• Recorded data
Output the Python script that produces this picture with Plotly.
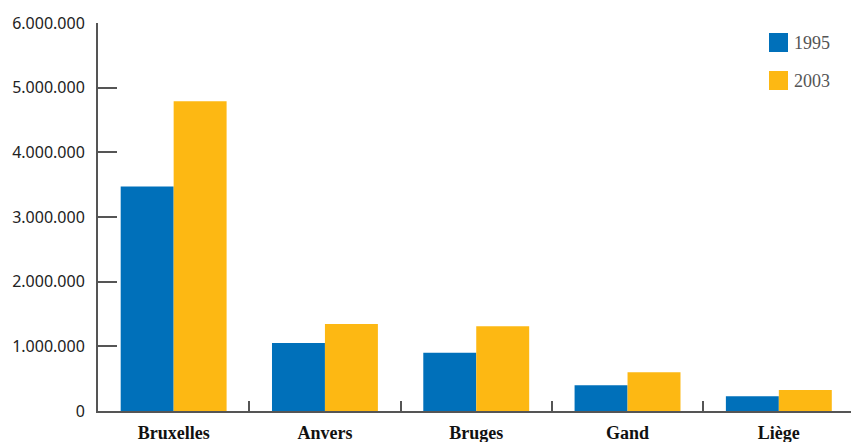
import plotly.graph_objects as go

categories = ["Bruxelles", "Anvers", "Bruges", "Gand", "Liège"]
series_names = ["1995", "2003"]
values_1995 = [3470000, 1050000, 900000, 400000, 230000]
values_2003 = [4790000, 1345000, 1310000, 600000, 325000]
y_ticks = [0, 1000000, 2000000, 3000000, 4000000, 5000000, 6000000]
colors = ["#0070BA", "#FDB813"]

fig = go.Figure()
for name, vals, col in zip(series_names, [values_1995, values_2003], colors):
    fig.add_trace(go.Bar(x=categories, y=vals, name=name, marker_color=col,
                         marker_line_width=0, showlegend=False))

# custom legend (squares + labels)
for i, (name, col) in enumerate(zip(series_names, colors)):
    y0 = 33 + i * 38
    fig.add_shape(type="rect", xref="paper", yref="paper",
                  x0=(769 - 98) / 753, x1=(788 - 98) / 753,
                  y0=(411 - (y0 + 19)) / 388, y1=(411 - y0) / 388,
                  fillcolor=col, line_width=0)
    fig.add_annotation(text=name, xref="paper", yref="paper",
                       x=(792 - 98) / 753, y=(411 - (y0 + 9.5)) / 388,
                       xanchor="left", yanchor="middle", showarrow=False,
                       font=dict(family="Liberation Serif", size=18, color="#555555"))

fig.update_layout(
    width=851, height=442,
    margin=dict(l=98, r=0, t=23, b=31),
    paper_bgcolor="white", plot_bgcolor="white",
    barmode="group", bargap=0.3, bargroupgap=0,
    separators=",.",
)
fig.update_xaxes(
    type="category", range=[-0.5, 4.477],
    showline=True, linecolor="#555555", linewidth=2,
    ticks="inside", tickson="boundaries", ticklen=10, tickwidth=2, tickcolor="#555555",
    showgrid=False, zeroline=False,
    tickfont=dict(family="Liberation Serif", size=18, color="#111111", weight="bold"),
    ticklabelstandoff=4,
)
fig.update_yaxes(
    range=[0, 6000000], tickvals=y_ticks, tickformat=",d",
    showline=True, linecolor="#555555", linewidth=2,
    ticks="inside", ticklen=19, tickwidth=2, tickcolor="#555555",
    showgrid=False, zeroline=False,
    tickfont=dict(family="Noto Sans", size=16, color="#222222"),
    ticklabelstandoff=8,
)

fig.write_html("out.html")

• Exercise goal
Repeat, exactly and in full, each line from the start of the data to the line that contains "marker_line_width=0, showlegend=False))". Pictures do not go in.

• Solution below
Output the Python script that produces this picture with Plotly.
import plotly.graph_objects as go

categories = ["Bruxelles", "Anvers", "Bruges", "Gand", "Liège"]
series_names = ["1995", "2003"]
values_1995 = [3470000, 1050000, 900000, 400000, 230000]
values_2003 = [4790000, 1345000, 1310000, 600000, 325000]
y_ticks = [0, 1000000, 2000000, 3000000, 4000000, 5000000, 6000000]
colors = ["#0070BA", "#FDB813"]

fig = go.Figure()
for name, vals, col in zip(series_names, [values_1995, values_2003], colors):
    fig.add_trace(go.Bar(x=categories, y=vals, name=name, marker_color=col,
                         marker_line_width=0, showlegend=False))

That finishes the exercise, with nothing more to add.